Published 12:00 am Thursday, May 10, 2018

Salisbury voters are as eager as City Council to find a way out of the Fibrant bind, judging by the results of Tuesday’s referendum. Asked if the city should lease the broadband system to Hotwire Communications, 81.5 percent of participating city voters chose “for,” a clear sign the council is doing something voters want.

Some may want to qualify that declaration by pointing out only a small percentage of voters turned out. The unofficial total was 2,602 to 590 in a city of 33,000 people. Still, this was every registered voter’s well-publicized opportunity to speak up at the ballot box. The ayes have it.

Now the real works starts, as Hotwire Executive Vice President Max Kipfer said Tuesday night. Transitioning from a municipally operated system to a privately run one is bound to be complicated. But Hotwire appears to be excited about the opportunity.

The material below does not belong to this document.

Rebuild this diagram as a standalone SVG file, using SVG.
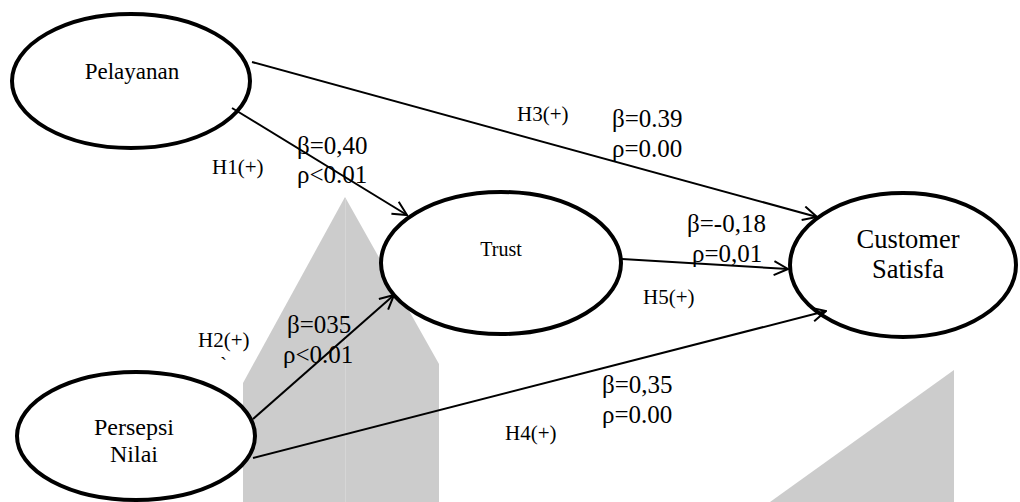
<svg xmlns="http://www.w3.org/2000/svg" width="1020" height="502" viewBox="0 0 1020 502">
<defs>
<style>
.bg{fill:#cccccc;stroke:none}
.node{fill:#ffffff;stroke:#000000;stroke-width:4}
.edge{fill:none;stroke:#000000;stroke-width:2;marker-end:url(#arr)}
text{font-family:"Liberation Serif","Times New Roman",serif;fill:#000000}
.h{font-size:21px}
.b{font-size:25px}
</style>
<marker id="arr" viewBox="0 0 16 16" refX="15" refY="8" markerWidth="16" markerHeight="16" markerUnits="userSpaceOnUse" orient="auto">
<path d="M1,1 L15,8 L1,15" fill="none" stroke="#000000" stroke-width="2"/>
</marker>
</defs>
<g id="background">
<polygon class="bg" points="345,197 439,364 439,502 243,502 243,383"/>
<line x1="345.5" y1="199" x2="345.5" y2="502" stroke="#d6d6d6" stroke-width="1"/>
<polygon class="bg" points="954,370 954,502 770,502"/>
</g>
<g id="pelayanan">
<ellipse class="node" cx="131" cy="81" rx="119" ry="67"/>
<text x="132" y="79" font-size="23" text-anchor="middle">Pelayanan</text>
</g>
<g id="trust">
<ellipse class="node" cx="501" cy="263" rx="120" ry="71"/>
<text x="501" y="256" font-size="20" text-anchor="middle">Trust</text>
</g>
<g id="customer-satisfa">
<ellipse class="node" cx="903" cy="265" rx="113" ry="72"/>
<text x="908" y="248" font-size="26.5" text-anchor="middle">Customer</text>
<text x="908" y="278" font-size="26.5" text-anchor="middle">Satisfa</text>
</g>
<g id="persepsi-nilai">
<ellipse class="node" cx="136" cy="436" rx="119" ry="64"/>
<text x="134" y="435" font-size="24" text-anchor="middle">Persepsi</text>
<text x="134" y="462" font-size="24" text-anchor="middle">Nilai</text>
</g>
<g id="connectors">
<line class="edge" x1="252" y1="62" x2="817" y2="217"/>
<line class="edge" x1="232" y1="108" x2="407" y2="215"/>
<line class="edge" x1="622" y1="259" x2="788" y2="269"/>
<line class="edge" x1="253" y1="419" x2="394" y2="295"/>
<line class="edge" x1="253" y1="458" x2="826" y2="311"/>
</g>
<g id="labels">
<text class="h" x="212" y="174">H1(+)</text>
<text class="b" x="297" y="154">β=0,40</text>
<text class="b" x="297" y="183">ρ&lt;0.01</text>
<text class="h" x="517" y="121">H3(+)</text>
<text class="b" x="612" y="127">β=0.39</text>
<text class="b" x="612" y="157">ρ=0.00</text>
<text class="b" x="687" y="232">β=-0,18</text>
<text class="b" x="692" y="262">ρ=0,01</text>
<text class="h" x="643" y="304">H5(+)</text>
<text class="h" x="198" y="347">H2(+)</text>
<text class="h" x="220" y="372">`</text>
<text class="b" x="287" y="333">β=035</text>
<text class="b" x="283" y="363">ρ&lt;0.01</text>
<text class="b" x="602" y="393">β=0,35</text>
<text class="b" x="602" y="423">ρ=0.00</text>
<text class="h" x="505" y="440">H4(+)</text>
</g>
</svg>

The conservative Carolina Journal weighed in on the Fibrant referendum on Primary Day by posting an article, “Salisbury voters to choose whether to lease money-hemorrhaging broadband system.” Perhaps inadvertently, the story mentions one aspect of Fibrant that has helped thousands of people in the Salisbury area. Even those who didn’t subscribe to the service benefited from the lower rates it prompted.

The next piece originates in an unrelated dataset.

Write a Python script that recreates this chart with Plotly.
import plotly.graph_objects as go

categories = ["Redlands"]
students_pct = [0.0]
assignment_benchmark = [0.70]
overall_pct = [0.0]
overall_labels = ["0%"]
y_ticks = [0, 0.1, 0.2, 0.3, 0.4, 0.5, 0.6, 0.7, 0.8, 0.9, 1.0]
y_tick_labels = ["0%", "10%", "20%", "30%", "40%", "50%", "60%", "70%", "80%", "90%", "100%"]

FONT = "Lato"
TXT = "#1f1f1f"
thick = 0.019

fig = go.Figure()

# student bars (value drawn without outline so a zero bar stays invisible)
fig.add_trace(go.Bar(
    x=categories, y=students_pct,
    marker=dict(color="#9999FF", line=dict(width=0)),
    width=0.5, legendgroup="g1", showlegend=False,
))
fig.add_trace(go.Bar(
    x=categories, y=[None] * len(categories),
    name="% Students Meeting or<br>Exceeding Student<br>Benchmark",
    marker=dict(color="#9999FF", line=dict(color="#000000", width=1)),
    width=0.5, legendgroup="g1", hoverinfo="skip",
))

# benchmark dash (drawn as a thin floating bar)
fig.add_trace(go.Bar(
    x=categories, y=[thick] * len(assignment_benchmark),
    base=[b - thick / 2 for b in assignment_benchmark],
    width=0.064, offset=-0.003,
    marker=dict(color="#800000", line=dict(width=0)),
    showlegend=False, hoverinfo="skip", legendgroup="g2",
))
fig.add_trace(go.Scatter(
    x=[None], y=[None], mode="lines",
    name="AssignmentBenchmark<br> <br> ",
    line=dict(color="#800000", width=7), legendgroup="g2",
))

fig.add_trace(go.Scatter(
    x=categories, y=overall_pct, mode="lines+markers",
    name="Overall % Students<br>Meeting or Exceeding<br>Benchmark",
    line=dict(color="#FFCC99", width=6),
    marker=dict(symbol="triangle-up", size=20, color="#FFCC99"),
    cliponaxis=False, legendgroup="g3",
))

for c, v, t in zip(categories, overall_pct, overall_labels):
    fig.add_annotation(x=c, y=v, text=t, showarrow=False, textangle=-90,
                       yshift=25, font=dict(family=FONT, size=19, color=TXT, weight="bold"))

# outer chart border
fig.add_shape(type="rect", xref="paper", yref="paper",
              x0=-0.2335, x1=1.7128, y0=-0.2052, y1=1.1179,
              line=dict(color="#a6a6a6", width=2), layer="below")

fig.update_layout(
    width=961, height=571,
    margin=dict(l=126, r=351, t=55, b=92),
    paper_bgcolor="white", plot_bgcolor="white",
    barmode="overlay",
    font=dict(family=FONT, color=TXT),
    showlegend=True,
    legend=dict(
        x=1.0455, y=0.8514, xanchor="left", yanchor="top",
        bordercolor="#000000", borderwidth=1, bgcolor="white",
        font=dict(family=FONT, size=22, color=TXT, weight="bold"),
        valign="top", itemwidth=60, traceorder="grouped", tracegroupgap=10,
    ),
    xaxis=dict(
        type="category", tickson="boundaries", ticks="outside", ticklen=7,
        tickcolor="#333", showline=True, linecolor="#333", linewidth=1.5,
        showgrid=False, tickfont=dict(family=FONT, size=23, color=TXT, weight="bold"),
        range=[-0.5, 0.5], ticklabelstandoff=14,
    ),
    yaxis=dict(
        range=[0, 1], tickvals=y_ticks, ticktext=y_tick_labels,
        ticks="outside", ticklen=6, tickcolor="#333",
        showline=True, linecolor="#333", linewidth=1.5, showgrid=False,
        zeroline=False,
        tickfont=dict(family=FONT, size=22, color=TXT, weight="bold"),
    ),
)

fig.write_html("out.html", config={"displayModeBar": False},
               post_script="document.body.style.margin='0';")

“Legacy providers AT&T and Time Warner reduced their rates after Fibrant began operations in 2008, which led to the municipal broadband network never meeting subscriber goals of 30 percent of city residents,” writes CJ contributor Johnny Kampis, whose articles about municipal broadband appear in many publications and websites. One expert cited in the article said the lease was the city’s best option; another said the best solution was to “unload it.”

Salisbury borrowed about $40 million for Fibrant, including funds borrowed from its water and sewer reserves, and each year has been spending $3 million in taxpayers’ money to cover its expenses.

The Hotwire lease will not reverse Salisbury’s Fibrant situation immediately, but it gets the process going.

Meanwhile, great credit should go to City Manager Lane Bailey and Mayor Pro Tem David Post, who insisted on facing the facts about Fibrant. Under earlier leadership, the network’s expenses had been spread throughout the city budget to create the illusion that Fibrant was making money. Bailey pulled all those bits back together to arrive at authentic cost figures. Post brought the $3 million-a-year expense to the public’s attention and pushed relentlessly for action.

Fibrant will soon become Fision and start a new chapter as a public-private partnership. Let’s turn the page and do what we can to help this venture succeed.